New Zealand is amongst the smallest OECD economies but still ranks as a top investment destination globally. It is highly dependent on agricultural and manufacturing production and export. In comparison with most other advanced economies, New Zealand is better off in terms of economic, political, and social stability.
With almost 8 years of extensive expansion, the traditional growth industries are challenged by i) decreasing productivity, ii) an ageing population, and iii) rising trade protection across the world. These challenges however, can be turned into profitable opportunities by identifying the industries which are likely to grow in the future.
Since 2012, NZ has made enormous progress in terms of economic growth. The GDP has been growing steadily at an average of 3% for the past three years and is expected to remain stable in 2019.
The economy is well-balanced with high importance of the service sector, as well as the agricultural and manufacturing sectors. As of 2016, professional, scientific, and technical services was the highest contributing industry of New Zealand’s GDP, followed by real estate services. But, the productivity in all the key industries is decreasing, which means innovation is the need of the hour.
In terms of future investment, the key industries with opportunities are
- Food processing;
- International education;
- Advanced manufacturing.
NZ ranks as the third most creative country globally, which means research and innovation are natural advantages for the economy, and ideal for profitable foreign investment. The country is subject to several international standards, and overseas investors looking to conduct business must register with the Companies Office.
The government has restricted fossil fuel exploration activities to achieve its goal of producing electricity only from renewable resources and eliminating its carbon emissions by 2050. This means businesses focused on green economy and sustainable development have a tremendous scope of growth.

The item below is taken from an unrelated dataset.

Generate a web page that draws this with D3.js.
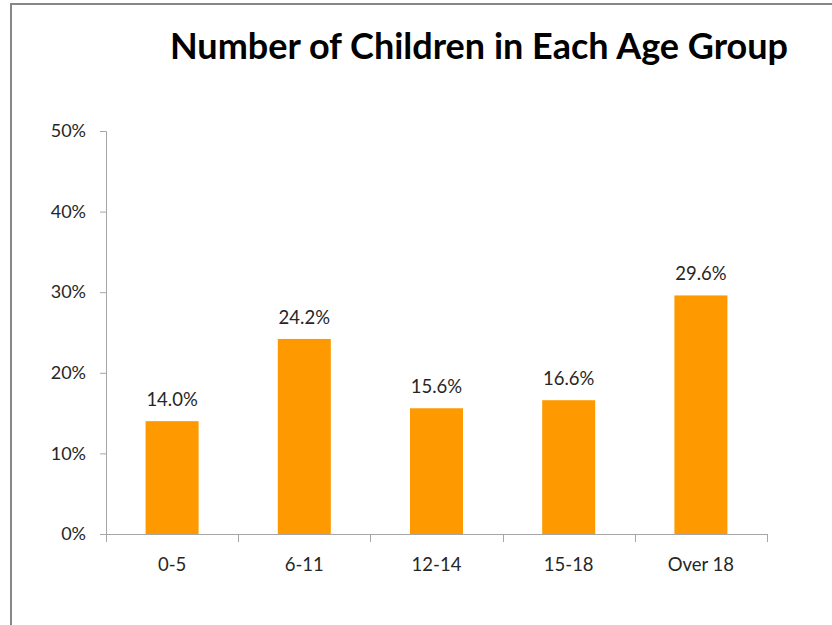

According to The Economist Intelligence Unit, New Zealand is predicted to be the ranked 6th globally in the business environment rankings. This score reflects the country’s favorable political structure, industrial policy, and infrastructural development. In fact, the government’s pro-business policies have made NZ the easiest country to do business in according to the World Bank’s Doing Business 2018 report.
The government invites foreign investment with very few barriers to entry, and several tax incentives for both new and established businesses to grow. Along with tax incentives, the government invests extensively in infrastructural development to improve services necessary for a good business environment. Efficient transport, logistics, and telecommunications added with the competitive tax policy of the country help attract more investment.
Ranked as the least corrupt country in the world, NZ is known for its law and order framework. In addition to the existing trade agreements, NZ also signed the Comprehensive and Progressive Agreement for Trans-Pacific Partnership (CPTPP) making its economy more accessible and profitable. While the country boasts of a sound regulatory framework, it also boasts of being an open market economy based on fair competition free of government intervention. This means that investments are secured but not interfered in.
Credit risk and country forecast
The credit rating agencies rate NZ in the investment grade and justify their position on the basis of economic flexibility and favorable institutions in the country. The chances of sovereign default, currency risk, banking sector risk, and political risk are extremely low, which makes investing in NZ quite a safe option.
In comparison, an economic structure risk is likely, as the country is overly dependent on external demand for agricultural, fishery and forestry products. This means that NZ is vulnerable to possible economic downturns in the US, China, Japan, and its other major South East Asian trading partners. Domestically, there are chances of a few policy changes by the Labour government which might reduce business confidence, but even then, economists maintain an overall positive growth in the New Zealand market.